Le processus de l’histoire réside donc dans la nature même des choses. Il est
la réalisation des potentialités de l’individu lui-même, comme la croissance
de l’arbre est la réalisation des potentialités de la graine, un processus organique
qui suit les cycles déterminés par l’apparition de la manifestation de Dieu.
L’histoire de ce processus qui, commençant avec la famille, embrassa ensuite
la tribu, la cité, les provinces, les royaumes et les nations, s’avance maintenant
vers son apogée.
C’est ce qui distingue de façon unique l’époque actuelle. La forme ultime de
la société humaine sort lentement et douloureusement du chaos et de la destruction.
L’humanité atteint sa maturité.
Notes
[22] Voir Durant, W., The Story of Philosophy, New York,
Garden City Publishing Co., 1943.
[23] Isaïe, 2, 4.
[24] Isaïe, 11, 9.
[25] Voir Toynbee, A., A Study of History, New York,
Oxford University Press, 1947-1957, vol. 1, p. 205-271.
[26] Ce sujet n’a pas été suffisamment
étudié. L’auteur ne prétend pas ici (bien qu’il le croie fortement) que toute
civilisation est due à la religion. Les preuves sont insuffisantes, quoique évidentes
d’un point de vue psychologique ou anthropologique. On sait que certaines civilisations
– en Égypte, en Grèce ou en Amérique centrale – ont été profondément conditionnées
par la religion mais, par exemple, les origines des Mystères orphiques se sont
perdues probablement à jamais dans l’antiquité de la Crète. On ne connaît pas
l’étendue de l’influence judaïque sur la pensée grecque ni ce que Socrate a retiré
de son étude des sages juifs. Nous affirmons simplement que tout fondateur de
religion s’est aussi avéré fondateur d’une civilisation.

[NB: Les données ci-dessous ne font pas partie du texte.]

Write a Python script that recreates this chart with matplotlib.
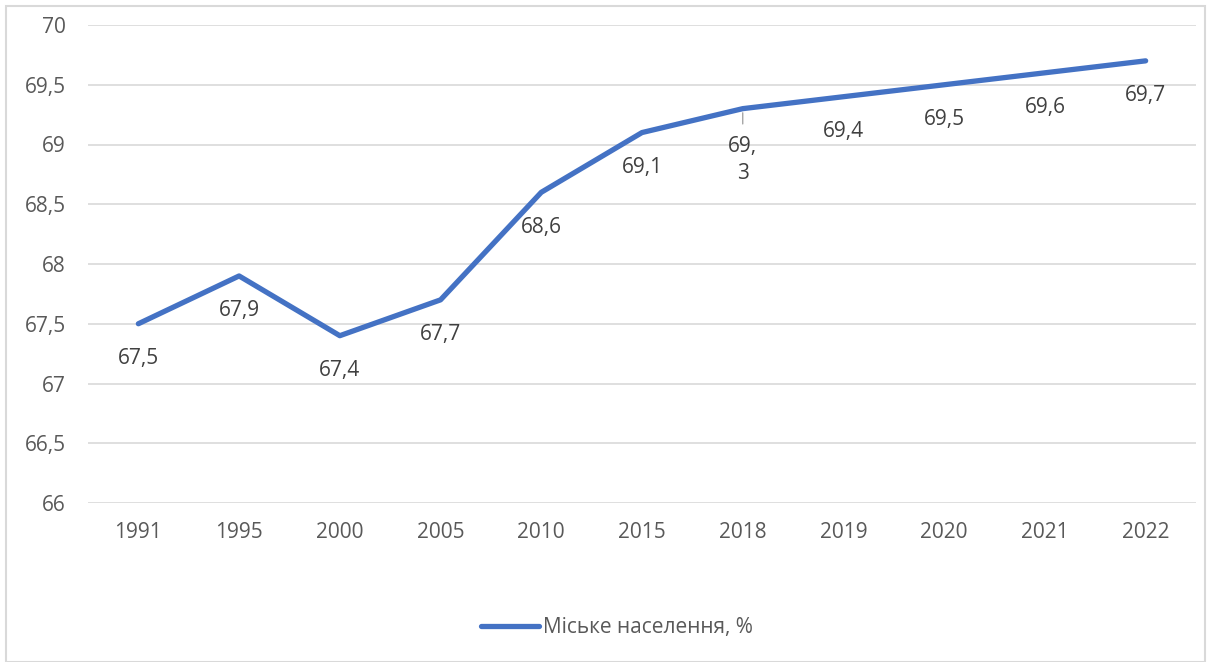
import matplotlib.pyplot as plt
from matplotlib.patches import Rectangle

years = ["1991", "1995", "2000", "2005", "2010", "2015", "2018", "2019", "2020", "2021", "2022"]
urban = [67.5, 67.9, 67.4, 67.7, 68.6, 69.1, 69.3, 69.4, 69.5, 69.6, 69.7]
y_ticks = [66, 66.5, 67, 67.5, 68, 68.5, 69, 69.5, 70]

plt.rcParams['font.family'] = ['Open Sans', 'DejaVu Sans']
grey = "#595959"
fs = 15

fig = plt.figure(figsize=(12.12, 6.62), dpi=100)
fig.patches.append(Rectangle((6 / 1212, 0.0), 1199 / 1212, 656 / 662,
                             transform=fig.transFigure, fill=False,
                             edgecolor="#D9D9D9", linewidth=1.5))
ax = fig.add_axes([88 / 1212, 1 - 503 / 662, 1108 / 1212, 478 / 662])

x = list(range(len(years)))
ax.plot(x, urban, color="#4472C4", linewidth=3.8, solid_capstyle="round",
        label="Міське населення, %")

# data labels below points
for i, v in enumerate(urban):
    txt = f"{v:.1f}".replace(".", ",")
    if years[i] == "2018":
        ax.annotate("", xy=(i, v), xytext=(0, -11), textcoords="offset points",
                    arrowprops=dict(arrowstyle="-", color="#A6A6A6", lw=1,
                                    shrinkA=0, shrinkB=3))
        ax.annotate("69,\n3", xy=(i, v), xytext=(0, -37), textcoords="offset points",
                    ha="center", va="center", fontsize=fs, color="#404040",
                    linespacing=1.4)
    else:
        ax.annotate(txt, xy=(i, v), xytext=(0, -25), textcoords="offset points",
                    ha="center", va="center", fontsize=fs, color="#404040")

ax.set_xlim(-0.5, len(years) - 0.5)
ax.set_ylim(66, 70)
ax.set_xticks(x)
ax.set_xticklabels(years)
ax.set_yticks(y_ticks)
ax.set_yticklabels([f"{t:g}".replace(".", ",") for t in y_ticks])
ax.tick_params(length=0, labelsize=fs, labelcolor=grey)
ax.tick_params(axis="x", pad=14)
ax.tick_params(axis="y", pad=16)
ax.grid(axis="y", color="#D9D9D9", linewidth=1.2)
ax.set_axisbelow(True)
for s in ax.spines.values():
    s.set_visible(False)

fig.legend(loc="center", bbox_to_anchor=(617 / 1212, 1 - 628 / 662), frameon=False,
           fontsize=fs, labelcolor=grey, handlelength=2.8, handletextpad=0.2)

fig.savefig("out.png", dpi=100)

[27] Muhammad a permis aux croyants
d’épouser quatre femmes à condition de les traiter sur un pied d’égalité. Il accorda
à ces dernières certains droits au sein du foyer, les droits de propriété et d’administration,
et améliora grandement leur sort. Tout comme il ne serait pas juste d’estimer
la valeur de l’Évangile en s’appuyant sur l’iniquité qui règne dans les pays chrétiens,
il ne faut pas non plus juger de la valeur de l’islam d’après les pratiques de
certains musulmans d’aujourd’hui.
[28] ‘Abdu'l-Baha, Les leçons de Saint-Jean-d’Acre, Paris, Presses
universitaires de France, 1982, p. 169.
[29] Baha'u'llah, cité dans Shoghi Effendi, L’ordre mondial
de Baha'u'llah, Bruxelles, Maison d’éditions baha'ies, 1993, p. 101.
[30] Baha'u'llah, cité dans L’ordre mondial de Baha'u'llah,
p. 102.
[31] Au temps de Jésus, ses disciples étaient considérés comme
formant « la secte méprisable du Nazaréen ».